Entries shown
#####

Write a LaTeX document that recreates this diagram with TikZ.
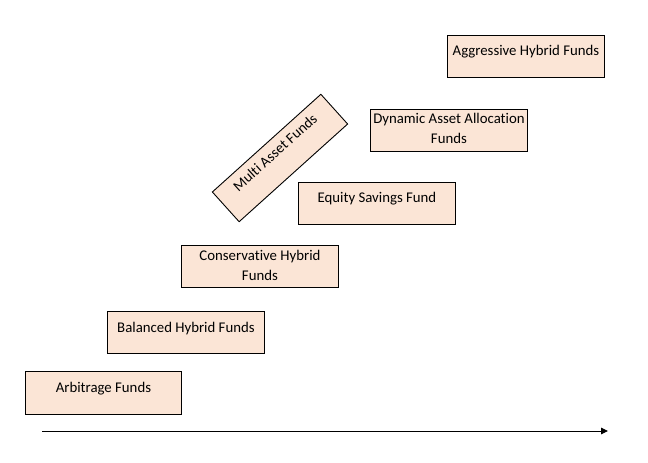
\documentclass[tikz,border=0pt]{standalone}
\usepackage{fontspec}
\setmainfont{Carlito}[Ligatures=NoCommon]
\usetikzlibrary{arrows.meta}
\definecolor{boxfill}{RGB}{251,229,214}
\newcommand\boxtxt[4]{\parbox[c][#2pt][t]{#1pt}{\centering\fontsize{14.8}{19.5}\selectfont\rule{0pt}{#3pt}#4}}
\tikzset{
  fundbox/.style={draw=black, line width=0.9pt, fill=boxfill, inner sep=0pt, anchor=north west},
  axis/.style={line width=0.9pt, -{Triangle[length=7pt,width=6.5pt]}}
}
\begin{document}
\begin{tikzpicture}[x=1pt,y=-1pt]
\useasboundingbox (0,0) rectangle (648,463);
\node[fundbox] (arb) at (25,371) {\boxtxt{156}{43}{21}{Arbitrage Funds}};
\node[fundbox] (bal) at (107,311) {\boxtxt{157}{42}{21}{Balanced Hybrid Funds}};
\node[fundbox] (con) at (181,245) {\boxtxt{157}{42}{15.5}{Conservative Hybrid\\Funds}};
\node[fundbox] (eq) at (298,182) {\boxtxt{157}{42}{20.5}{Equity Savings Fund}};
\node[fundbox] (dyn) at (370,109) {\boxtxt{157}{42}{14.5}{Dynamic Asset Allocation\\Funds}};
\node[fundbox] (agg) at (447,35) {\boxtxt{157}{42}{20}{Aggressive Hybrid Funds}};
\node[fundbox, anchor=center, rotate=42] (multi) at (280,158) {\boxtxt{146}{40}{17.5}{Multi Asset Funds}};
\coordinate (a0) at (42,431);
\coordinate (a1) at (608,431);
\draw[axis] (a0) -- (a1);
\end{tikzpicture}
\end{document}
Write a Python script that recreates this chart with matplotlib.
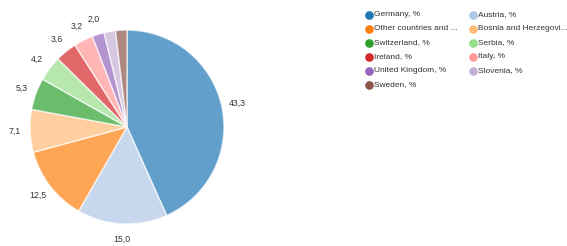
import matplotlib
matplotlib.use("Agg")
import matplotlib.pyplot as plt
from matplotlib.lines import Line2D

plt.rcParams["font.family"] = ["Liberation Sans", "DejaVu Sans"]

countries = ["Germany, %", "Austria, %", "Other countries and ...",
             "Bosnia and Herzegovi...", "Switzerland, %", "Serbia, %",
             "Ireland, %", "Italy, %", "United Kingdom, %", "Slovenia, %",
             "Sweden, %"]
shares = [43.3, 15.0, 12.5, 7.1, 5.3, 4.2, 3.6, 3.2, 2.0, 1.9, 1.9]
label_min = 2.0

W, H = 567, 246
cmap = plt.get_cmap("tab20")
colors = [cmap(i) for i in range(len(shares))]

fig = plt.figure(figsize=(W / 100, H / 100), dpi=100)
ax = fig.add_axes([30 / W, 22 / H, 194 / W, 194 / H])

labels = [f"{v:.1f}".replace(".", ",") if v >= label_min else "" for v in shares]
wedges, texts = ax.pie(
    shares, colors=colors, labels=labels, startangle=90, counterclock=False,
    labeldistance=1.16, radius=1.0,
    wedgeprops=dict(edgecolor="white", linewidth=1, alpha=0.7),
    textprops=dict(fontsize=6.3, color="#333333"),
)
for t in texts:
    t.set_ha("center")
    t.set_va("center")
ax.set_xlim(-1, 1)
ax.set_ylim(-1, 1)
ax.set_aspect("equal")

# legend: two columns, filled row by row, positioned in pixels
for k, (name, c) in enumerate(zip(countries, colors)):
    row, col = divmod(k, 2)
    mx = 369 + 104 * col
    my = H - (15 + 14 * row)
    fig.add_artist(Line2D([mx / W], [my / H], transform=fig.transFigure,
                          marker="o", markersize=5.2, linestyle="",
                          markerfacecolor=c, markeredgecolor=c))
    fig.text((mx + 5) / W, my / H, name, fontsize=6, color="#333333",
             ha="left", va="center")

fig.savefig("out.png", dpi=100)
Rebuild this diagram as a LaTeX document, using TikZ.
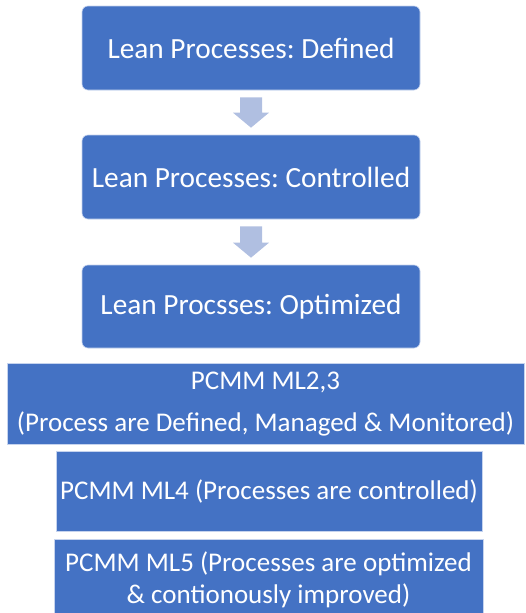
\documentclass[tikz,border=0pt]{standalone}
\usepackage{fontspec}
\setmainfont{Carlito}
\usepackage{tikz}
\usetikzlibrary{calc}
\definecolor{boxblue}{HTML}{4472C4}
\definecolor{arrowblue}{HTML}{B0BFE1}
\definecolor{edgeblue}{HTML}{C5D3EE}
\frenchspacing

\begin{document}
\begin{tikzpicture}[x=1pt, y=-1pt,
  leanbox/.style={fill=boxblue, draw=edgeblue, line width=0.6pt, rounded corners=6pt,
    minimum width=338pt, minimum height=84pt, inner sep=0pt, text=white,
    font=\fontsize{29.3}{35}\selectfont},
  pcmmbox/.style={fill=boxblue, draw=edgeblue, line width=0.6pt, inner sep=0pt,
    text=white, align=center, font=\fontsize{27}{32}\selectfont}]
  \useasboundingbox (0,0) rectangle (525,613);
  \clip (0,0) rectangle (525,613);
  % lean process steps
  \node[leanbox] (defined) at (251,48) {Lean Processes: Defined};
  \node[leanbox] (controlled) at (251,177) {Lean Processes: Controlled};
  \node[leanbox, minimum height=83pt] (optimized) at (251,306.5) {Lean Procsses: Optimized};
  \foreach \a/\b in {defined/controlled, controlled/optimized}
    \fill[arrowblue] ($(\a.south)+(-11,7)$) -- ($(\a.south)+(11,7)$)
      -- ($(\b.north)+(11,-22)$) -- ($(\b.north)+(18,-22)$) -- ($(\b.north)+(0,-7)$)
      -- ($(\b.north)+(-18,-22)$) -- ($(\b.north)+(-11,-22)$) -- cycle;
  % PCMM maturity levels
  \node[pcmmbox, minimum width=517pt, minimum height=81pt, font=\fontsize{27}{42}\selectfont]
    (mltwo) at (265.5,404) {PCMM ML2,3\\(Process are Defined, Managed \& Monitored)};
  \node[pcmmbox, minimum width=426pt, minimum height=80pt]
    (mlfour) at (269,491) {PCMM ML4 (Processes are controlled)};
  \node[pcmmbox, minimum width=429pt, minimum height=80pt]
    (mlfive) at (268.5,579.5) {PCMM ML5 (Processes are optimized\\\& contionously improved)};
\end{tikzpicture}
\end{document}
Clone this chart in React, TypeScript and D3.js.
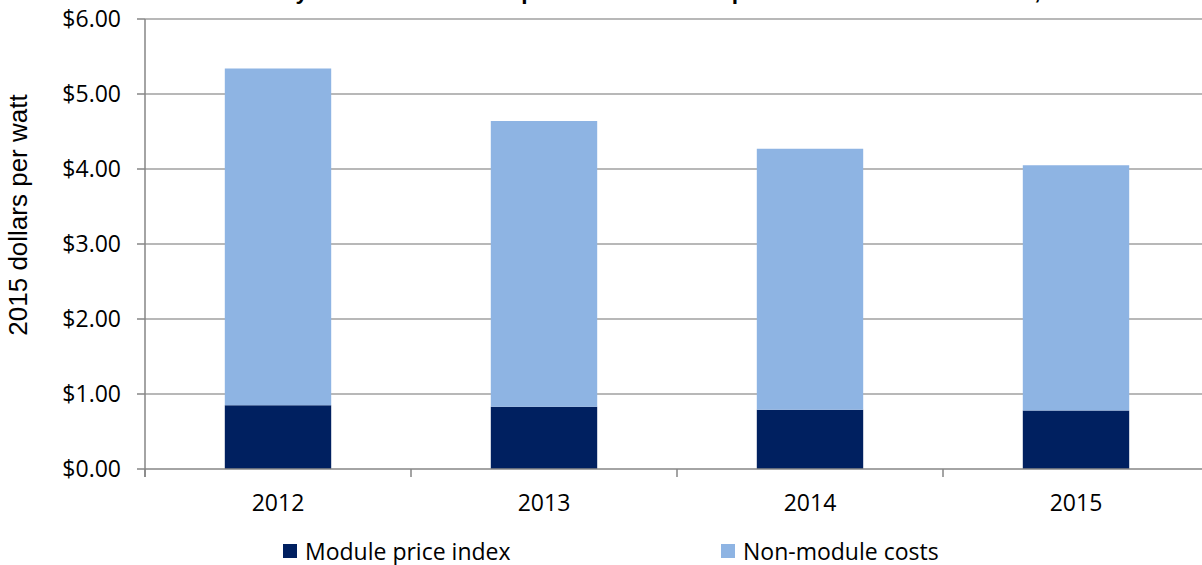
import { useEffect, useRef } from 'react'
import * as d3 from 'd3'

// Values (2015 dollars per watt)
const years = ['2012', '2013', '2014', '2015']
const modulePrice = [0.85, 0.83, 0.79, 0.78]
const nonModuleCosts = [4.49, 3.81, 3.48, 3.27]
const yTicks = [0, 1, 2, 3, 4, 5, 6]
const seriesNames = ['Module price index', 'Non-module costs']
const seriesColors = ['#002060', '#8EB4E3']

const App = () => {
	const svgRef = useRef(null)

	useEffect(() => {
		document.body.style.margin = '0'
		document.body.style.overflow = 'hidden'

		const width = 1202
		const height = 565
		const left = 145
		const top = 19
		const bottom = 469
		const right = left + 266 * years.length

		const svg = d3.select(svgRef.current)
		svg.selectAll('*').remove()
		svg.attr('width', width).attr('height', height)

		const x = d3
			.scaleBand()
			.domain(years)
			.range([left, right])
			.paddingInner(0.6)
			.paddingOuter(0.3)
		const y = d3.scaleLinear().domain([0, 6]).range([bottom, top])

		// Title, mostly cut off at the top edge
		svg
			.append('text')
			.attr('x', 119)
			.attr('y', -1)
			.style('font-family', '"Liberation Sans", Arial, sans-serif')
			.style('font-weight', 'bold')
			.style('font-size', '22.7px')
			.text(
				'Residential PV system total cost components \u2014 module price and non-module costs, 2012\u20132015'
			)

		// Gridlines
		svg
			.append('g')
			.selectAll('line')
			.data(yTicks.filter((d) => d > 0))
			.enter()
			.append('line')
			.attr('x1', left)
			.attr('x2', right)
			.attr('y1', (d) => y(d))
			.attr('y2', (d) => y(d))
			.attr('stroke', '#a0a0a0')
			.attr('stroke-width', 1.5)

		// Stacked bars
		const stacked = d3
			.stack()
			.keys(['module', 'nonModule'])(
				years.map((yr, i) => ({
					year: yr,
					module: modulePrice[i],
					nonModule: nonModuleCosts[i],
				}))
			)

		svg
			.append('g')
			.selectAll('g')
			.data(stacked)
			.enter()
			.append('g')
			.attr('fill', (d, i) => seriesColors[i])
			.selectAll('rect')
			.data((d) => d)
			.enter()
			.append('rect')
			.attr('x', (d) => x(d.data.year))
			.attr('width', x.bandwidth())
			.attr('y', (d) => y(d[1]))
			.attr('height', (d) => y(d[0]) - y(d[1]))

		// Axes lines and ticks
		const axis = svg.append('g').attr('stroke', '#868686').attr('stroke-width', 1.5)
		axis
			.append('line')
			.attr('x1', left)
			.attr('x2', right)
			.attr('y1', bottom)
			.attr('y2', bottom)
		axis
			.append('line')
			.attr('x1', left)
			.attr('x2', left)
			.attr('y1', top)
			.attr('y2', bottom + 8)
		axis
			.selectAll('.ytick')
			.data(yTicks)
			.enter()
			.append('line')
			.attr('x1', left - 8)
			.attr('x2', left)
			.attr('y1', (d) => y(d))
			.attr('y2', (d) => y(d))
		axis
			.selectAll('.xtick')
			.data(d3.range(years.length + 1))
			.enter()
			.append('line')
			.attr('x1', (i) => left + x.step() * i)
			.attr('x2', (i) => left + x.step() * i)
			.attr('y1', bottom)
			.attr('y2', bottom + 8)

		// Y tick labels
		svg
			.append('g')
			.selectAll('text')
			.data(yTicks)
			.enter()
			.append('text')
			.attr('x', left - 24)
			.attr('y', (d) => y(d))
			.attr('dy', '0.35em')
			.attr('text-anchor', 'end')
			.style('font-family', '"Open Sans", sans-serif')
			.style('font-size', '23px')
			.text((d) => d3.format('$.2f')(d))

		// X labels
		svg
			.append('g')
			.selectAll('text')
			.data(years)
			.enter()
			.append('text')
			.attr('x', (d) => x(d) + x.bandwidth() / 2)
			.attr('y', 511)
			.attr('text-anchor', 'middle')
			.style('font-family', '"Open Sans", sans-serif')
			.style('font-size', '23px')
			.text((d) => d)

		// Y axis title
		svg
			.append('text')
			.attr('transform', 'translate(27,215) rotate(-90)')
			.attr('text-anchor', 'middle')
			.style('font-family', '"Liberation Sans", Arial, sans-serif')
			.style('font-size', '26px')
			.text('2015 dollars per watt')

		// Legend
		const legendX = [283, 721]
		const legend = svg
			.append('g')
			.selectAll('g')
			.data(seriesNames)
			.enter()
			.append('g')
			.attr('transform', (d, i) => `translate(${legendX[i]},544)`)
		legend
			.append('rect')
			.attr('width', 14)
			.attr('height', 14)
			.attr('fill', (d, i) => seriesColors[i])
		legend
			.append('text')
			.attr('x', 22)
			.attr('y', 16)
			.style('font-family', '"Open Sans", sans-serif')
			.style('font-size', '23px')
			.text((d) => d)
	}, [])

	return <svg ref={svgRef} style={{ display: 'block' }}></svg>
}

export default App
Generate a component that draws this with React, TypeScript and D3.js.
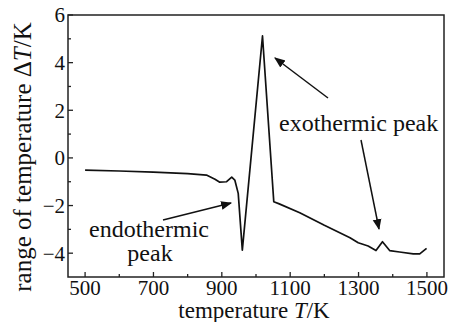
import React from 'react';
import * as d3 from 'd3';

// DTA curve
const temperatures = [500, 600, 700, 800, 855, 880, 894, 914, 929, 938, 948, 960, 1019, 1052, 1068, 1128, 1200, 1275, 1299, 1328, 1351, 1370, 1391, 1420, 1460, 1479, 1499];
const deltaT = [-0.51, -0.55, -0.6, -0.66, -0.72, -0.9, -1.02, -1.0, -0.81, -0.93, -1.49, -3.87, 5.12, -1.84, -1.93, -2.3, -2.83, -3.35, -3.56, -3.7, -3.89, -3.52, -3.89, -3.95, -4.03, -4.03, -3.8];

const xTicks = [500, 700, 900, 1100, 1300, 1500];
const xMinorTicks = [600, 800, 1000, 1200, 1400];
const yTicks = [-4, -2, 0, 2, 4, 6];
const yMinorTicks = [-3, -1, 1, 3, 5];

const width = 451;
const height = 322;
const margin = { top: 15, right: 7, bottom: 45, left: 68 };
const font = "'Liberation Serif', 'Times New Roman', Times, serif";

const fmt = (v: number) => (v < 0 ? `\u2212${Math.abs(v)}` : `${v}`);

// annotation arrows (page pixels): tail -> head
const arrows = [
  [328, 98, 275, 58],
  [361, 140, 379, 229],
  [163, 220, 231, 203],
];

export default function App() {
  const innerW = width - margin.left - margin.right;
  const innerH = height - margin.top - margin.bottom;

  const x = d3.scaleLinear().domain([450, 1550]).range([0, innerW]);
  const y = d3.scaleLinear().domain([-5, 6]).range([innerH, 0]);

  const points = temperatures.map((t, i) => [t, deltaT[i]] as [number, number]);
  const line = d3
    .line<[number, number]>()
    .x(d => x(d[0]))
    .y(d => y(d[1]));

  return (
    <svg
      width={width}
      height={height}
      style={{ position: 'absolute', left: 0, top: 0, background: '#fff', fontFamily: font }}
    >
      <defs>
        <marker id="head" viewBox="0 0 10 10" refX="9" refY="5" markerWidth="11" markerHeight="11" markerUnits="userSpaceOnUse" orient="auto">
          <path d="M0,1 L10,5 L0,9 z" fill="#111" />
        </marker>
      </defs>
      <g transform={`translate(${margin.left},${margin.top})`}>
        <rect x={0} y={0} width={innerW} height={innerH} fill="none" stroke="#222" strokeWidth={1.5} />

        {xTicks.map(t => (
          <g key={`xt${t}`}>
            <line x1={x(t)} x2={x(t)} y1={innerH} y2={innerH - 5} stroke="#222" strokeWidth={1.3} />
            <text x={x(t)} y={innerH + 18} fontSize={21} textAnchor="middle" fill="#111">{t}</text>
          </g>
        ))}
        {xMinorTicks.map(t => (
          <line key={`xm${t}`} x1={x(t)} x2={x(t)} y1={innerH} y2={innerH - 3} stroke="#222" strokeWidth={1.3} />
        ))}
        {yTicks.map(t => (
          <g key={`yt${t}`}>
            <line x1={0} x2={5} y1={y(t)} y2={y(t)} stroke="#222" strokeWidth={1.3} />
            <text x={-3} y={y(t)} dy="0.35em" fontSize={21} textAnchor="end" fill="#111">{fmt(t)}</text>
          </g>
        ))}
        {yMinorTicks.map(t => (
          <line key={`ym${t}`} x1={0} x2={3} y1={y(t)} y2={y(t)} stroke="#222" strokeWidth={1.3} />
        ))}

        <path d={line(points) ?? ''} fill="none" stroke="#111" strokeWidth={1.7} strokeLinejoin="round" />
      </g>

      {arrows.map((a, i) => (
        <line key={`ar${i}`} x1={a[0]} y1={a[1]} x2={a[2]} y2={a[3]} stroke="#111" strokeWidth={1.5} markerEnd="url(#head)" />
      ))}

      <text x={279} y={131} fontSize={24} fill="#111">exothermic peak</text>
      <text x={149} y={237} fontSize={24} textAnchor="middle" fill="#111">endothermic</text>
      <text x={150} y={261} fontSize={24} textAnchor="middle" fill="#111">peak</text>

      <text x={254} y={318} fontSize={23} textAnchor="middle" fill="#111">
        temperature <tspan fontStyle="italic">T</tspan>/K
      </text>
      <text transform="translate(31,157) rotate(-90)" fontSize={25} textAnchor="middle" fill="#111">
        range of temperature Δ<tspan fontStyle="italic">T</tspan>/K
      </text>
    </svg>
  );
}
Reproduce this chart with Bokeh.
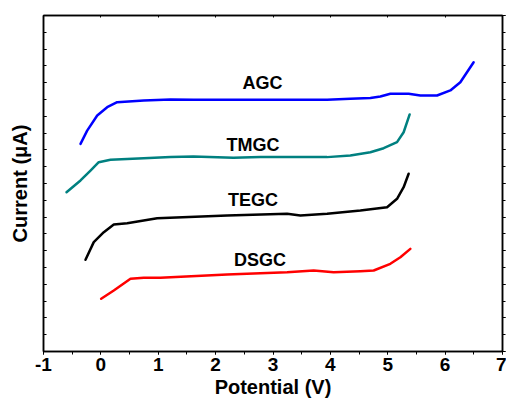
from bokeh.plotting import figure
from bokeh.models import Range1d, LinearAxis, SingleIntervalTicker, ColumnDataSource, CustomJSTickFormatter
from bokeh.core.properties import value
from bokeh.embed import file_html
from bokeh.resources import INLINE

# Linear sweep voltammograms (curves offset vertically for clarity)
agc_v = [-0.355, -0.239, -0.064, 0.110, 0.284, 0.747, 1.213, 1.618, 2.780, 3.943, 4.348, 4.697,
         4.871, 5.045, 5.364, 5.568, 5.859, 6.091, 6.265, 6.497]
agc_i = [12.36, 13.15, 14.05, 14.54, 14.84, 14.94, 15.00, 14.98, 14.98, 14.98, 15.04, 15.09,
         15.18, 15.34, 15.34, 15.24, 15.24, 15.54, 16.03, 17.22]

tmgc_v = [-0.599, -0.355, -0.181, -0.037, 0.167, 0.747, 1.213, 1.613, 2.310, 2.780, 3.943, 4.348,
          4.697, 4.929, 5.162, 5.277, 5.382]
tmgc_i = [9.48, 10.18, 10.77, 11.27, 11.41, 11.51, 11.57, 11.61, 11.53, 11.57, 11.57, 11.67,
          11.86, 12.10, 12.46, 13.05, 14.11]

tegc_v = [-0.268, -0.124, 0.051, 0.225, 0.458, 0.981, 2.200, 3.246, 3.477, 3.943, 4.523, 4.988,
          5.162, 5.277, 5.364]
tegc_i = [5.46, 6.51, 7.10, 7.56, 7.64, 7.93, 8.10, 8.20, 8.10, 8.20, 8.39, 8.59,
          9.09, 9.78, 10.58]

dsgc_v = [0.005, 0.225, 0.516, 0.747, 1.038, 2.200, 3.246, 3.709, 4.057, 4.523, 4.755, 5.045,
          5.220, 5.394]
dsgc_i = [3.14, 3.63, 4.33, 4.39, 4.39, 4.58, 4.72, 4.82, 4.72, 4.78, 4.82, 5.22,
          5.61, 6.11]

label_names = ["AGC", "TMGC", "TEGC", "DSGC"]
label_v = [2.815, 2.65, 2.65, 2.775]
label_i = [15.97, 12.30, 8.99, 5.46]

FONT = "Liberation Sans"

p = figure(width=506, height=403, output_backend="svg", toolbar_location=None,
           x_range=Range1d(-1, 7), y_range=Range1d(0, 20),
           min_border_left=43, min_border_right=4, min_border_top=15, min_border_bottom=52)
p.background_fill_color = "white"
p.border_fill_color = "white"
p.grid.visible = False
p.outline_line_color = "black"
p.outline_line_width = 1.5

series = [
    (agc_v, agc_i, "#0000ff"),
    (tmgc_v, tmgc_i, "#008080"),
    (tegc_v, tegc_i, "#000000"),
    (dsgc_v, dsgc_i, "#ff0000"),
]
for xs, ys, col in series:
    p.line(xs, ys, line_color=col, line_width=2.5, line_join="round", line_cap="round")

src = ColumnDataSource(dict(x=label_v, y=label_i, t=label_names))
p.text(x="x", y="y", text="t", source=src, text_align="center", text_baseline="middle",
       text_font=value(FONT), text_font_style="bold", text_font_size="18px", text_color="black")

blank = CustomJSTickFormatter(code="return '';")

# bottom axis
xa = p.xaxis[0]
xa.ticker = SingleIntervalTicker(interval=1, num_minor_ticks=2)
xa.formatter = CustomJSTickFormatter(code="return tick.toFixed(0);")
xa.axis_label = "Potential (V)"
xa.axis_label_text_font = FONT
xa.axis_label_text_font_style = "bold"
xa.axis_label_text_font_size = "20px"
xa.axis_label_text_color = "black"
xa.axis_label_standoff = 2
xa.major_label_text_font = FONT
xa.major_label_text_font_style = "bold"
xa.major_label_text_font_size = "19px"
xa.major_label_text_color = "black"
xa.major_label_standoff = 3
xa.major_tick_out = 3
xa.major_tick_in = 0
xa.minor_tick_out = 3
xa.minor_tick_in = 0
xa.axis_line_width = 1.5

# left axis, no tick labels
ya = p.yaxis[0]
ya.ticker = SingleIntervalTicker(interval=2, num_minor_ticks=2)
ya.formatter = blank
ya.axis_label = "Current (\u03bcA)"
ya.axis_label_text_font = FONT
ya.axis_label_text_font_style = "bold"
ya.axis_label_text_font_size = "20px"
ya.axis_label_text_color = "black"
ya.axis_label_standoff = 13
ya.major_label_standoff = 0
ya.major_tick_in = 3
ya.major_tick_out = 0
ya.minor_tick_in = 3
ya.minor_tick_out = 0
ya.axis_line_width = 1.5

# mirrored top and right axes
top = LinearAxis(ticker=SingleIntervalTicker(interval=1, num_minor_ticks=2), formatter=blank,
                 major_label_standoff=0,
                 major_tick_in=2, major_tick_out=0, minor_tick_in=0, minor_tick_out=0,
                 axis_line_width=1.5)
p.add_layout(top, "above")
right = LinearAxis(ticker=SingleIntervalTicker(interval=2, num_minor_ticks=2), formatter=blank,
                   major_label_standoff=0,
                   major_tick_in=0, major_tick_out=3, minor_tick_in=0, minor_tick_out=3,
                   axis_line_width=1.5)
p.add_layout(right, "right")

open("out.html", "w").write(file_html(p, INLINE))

#####

Identify the lines above with the word "TypeScript". Copy them.

Response below
Clone this chart in React, TypeScript and D3.js.
Generate a component that draws this with React, TypeScript and D3.js.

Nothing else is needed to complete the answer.